— start of Information shown —
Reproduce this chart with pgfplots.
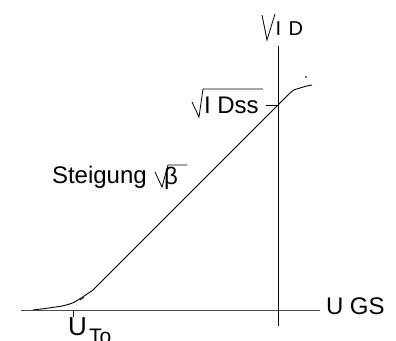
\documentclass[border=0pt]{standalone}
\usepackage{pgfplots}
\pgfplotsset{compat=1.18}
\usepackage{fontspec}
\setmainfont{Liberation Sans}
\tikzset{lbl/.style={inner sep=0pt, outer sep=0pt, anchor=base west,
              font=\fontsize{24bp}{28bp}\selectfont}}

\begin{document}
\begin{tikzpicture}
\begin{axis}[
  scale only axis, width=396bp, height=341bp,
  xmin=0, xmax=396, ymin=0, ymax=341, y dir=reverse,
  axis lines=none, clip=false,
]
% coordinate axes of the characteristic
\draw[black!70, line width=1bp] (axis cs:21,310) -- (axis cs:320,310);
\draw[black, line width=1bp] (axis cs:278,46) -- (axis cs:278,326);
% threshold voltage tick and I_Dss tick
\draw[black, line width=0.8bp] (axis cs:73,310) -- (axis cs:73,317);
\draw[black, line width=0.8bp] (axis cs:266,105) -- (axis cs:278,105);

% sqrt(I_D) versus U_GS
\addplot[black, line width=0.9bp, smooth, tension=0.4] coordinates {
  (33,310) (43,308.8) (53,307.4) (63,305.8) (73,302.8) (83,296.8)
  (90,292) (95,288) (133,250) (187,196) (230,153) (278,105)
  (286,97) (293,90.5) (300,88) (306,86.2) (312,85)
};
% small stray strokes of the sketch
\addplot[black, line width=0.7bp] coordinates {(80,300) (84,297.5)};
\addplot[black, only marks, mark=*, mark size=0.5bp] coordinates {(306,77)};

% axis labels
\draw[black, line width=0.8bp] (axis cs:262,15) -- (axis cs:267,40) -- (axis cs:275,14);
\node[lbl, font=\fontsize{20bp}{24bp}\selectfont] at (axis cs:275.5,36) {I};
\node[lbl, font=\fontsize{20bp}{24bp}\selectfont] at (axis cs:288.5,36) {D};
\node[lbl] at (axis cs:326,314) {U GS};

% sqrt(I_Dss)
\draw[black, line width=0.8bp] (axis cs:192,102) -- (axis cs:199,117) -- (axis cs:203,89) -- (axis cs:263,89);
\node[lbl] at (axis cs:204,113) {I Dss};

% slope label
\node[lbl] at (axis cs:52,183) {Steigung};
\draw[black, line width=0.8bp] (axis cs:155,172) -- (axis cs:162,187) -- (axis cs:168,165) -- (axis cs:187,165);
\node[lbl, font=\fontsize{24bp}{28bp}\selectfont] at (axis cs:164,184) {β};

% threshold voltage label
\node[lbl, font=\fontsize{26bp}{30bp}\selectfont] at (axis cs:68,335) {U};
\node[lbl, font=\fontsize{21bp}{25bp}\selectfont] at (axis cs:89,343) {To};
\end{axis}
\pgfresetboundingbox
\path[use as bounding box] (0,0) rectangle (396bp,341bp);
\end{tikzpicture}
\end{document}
— end of Information shown —
(Objective): The listing above needs to be output again exactly. Don't include the pictures.

(Final result):
Reproduce this chart with pgfplots.
\documentclass[border=0pt]{standalone}
\usepackage{pgfplots}
\pgfplotsset{compat=1.18}
\usepackage{fontspec}
\setmainfont{Liberation Sans}
\tikzset{lbl/.style={inner sep=0pt, outer sep=0pt, anchor=base west,
              font=\fontsize{24bp}{28bp}\selectfont}}

\begin{document}
\begin{tikzpicture}
\begin{axis}[
  scale only axis, width=396bp, height=341bp,
  xmin=0, xmax=396, ymin=0, ymax=341, y dir=reverse,
  axis lines=none, clip=false,
]
% coordinate axes of the characteristic
\draw[black!70, line width=1bp] (axis cs:21,310) -- (axis cs:320,310);
\draw[black, line width=1bp] (axis cs:278,46) -- (axis cs:278,326);
% threshold voltage tick and I_Dss tick
\draw[black, line width=0.8bp] (axis cs:73,310) -- (axis cs:73,317);
\draw[black, line width=0.8bp] (axis cs:266,105) -- (axis cs:278,105);

% sqrt(I_D) versus U_GS
\addplot[black, line width=0.9bp, smooth, tension=0.4] coordinates {
  (33,310) (43,308.8) (53,307.4) (63,305.8) (73,302.8) (83,296.8)
  (90,292) (95,288) (133,250) (187,196) (230,153) (278,105)
  (286,97) (293,90.5) (300,88) (306,86.2) (312,85)
};
% small stray strokes of the sketch
\addplot[black, line width=0.7bp] coordinates {(80,300) (84,297.5)};
\addplot[black, only marks, mark=*, mark size=0.5bp] coordinates {(306,77)};

% axis labels
\draw[black, line width=0.8bp] (axis cs:262,15) -- (axis cs:267,40) -- (axis cs:275,14);
\node[lbl, font=\fontsize{20bp}{24bp}\selectfont] at (axis cs:275.5,36) {I};
\node[lbl, font=\fontsize{20bp}{24bp}\selectfont] at (axis cs:288.5,36) {D};
\node[lbl] at (axis cs:326,314) {U GS};

% sqrt(I_Dss)
\draw[black, line width=0.8bp] (axis cs:192,102) -- (axis cs:199,117) -- (axis cs:203,89) -- (axis cs:263,89);
\node[lbl] at (axis cs:204,113) {I Dss};

% slope label
\node[lbl] at (axis cs:52,183) {Steigung};
\draw[black, line width=0.8bp] (axis cs:155,172) -- (axis cs:162,187) -- (axis cs:168,165) -- (axis cs:187,165);
\node[lbl, font=\fontsize{24bp}{28bp}\selectfont] at (axis cs:164,184) {β};

% threshold voltage label
\node[lbl, font=\fontsize{26bp}{30bp}\selectfont] at (axis cs:68,335) {U};
\node[lbl, font=\fontsize{21bp}{25bp}\selectfont] at (axis cs:89,343) {To};
\end{axis}
\pgfresetboundingbox
\path[use as bounding box] (0,0) rectangle (396bp,341bp);
\end{tikzpicture}
\end{document}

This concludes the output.